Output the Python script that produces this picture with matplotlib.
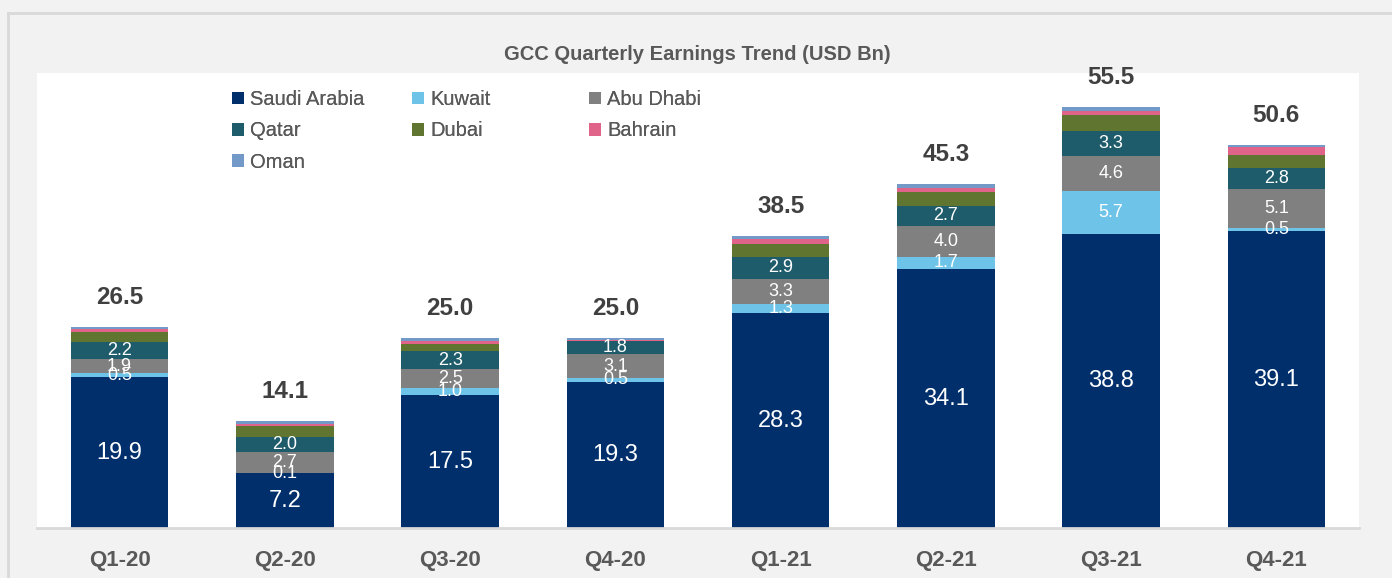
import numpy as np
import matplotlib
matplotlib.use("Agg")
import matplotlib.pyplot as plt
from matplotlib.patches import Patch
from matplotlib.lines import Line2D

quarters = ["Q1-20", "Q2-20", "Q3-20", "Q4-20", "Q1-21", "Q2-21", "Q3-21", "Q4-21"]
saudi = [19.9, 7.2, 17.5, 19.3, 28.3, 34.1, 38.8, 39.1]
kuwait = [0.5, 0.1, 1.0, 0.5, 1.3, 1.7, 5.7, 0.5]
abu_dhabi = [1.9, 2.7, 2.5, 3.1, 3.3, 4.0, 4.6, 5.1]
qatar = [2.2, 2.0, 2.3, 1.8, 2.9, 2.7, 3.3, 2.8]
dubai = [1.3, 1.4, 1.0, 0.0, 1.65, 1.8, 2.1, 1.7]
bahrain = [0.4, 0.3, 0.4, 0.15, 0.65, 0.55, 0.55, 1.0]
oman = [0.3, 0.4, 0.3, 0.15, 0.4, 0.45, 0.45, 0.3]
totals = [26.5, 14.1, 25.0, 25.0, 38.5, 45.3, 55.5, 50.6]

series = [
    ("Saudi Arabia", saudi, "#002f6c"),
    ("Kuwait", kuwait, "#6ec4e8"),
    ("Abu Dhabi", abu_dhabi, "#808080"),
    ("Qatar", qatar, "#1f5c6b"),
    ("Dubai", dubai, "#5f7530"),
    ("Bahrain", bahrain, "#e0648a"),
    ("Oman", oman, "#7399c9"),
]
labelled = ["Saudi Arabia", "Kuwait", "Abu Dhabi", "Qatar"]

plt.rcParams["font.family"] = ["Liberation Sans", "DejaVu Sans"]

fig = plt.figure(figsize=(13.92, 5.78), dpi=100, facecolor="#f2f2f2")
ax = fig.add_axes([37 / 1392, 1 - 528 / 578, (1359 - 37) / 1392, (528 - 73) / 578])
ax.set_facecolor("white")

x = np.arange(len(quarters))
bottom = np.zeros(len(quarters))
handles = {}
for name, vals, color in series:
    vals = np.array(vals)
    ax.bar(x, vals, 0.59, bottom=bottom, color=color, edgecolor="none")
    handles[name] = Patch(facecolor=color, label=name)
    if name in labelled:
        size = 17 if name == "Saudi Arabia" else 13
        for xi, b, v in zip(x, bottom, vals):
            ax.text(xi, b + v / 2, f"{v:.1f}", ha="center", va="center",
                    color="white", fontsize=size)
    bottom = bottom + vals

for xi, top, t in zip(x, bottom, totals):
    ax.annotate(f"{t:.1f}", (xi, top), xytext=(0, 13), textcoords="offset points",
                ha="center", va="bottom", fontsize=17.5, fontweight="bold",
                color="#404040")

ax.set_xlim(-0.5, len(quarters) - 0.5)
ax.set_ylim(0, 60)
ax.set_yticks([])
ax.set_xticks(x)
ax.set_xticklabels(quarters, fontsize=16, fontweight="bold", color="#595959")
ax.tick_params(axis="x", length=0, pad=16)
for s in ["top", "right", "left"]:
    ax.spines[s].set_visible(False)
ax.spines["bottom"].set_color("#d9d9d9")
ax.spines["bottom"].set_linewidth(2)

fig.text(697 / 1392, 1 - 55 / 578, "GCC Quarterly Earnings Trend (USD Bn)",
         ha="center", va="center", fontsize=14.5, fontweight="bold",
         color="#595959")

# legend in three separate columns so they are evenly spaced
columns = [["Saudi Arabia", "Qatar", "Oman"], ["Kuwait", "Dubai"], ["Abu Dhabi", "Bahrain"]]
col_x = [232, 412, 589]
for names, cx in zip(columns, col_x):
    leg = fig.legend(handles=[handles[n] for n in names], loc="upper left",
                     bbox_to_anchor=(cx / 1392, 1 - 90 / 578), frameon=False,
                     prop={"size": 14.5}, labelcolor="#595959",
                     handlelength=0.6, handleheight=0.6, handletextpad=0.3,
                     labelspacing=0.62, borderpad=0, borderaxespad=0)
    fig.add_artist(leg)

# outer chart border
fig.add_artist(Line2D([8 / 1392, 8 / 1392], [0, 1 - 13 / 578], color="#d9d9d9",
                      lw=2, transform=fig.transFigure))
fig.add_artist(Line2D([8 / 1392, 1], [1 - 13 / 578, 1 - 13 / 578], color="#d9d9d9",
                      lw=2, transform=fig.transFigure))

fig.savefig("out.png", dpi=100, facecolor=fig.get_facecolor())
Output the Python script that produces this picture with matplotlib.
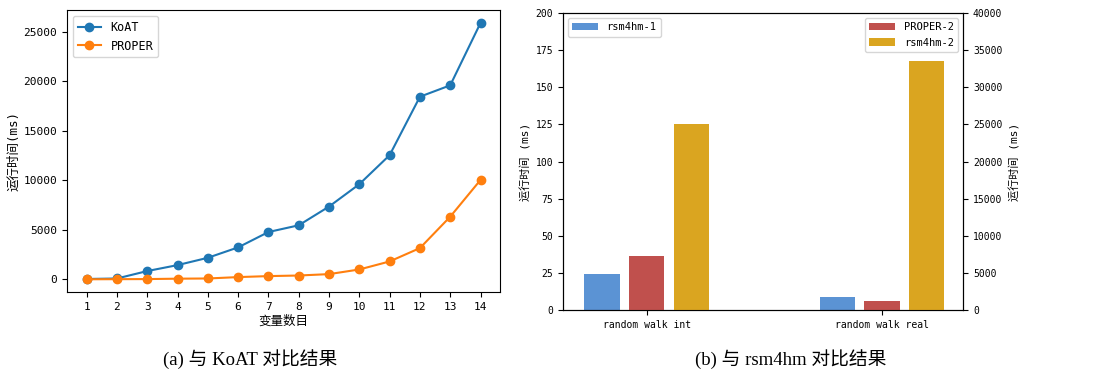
────────────────
■ TASK REQUIREMENTS:
Leave the pictures out and reproduce exactly the lines from the top of the listing above through the line with "from matplotlib.lines import Line2D".

■ THE RESPONSE:
Output the Python script that produces this picture with matplotlib.
import numpy as np
import matplotlib
matplotlib.use("Agg")
import matplotlib.pyplot as plt
from matplotlib.patches import Patch
from matplotlib.lines import Line2D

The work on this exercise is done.